One distinction between student writers and professional writers is how the writer regards and relates to the reader. In Composition field, there’s been considerable exploration about “reader-based” vs “writer-based prose.” Here, researchers[1] have identified “writer-based prose” as work in which the writer focuses on themselves as learners and readers of their work. Much of the coursework at AU (such as critical reflections or article responses) consciously integrates meta-cognition into the writing process.

 

As you move through your program, however, you might find faculty assigning new purposes to the assignments. For example, what was an “annotated bibliography” with personal summaries of the resources now become annotated bibliographies with another researcher in mind. “Reader-based prose” very intentionally redirects the focus from the writer to the reader.

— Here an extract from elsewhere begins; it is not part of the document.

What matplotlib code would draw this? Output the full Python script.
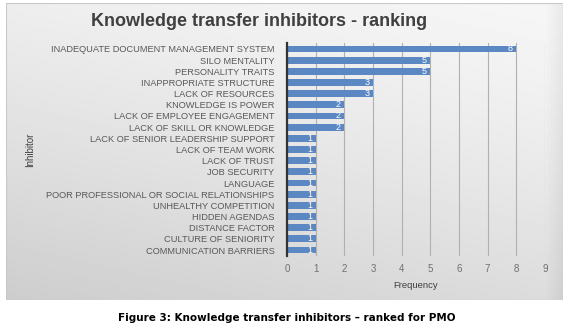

Either approach affects all elements of the writing, including word choice, topics, and style.  I’m going to call for writers of final manuscripts, whether they are formal papers or theses/dissertations, to consider that awareness of your reader as paramount to your success. Here, I’ll focus on the dissertation (or thesis).

 

The dissertation is a unique academic manuscript that pushes the writer to recognize the multiple readers or audience. There are the obvious readers of the dissertation chair and committee members, but there are also other researchers in that discourse community once the dissertation is published. To be successful, the writer needs to have a sophisticated sense of writing for this scholarly audience. The dissertation, as a result, becomes the artifact of successful entrance into the scholarly field.

 

As you move through the writing of your dissertation, begin to realize how you transition from learner (writer-based prose) to professional (reader-based prose). From the proposal to the final draft, you should see a change in the style and stance in the writing. Ultimately, I think you’ll find yourself impressed by how you begin to embody a more professional writing style with the audience in mind.

 

 

 

[1] Flower, L. (1981). A cognitive process theory of writing. College Composition and    Communication, 365-387.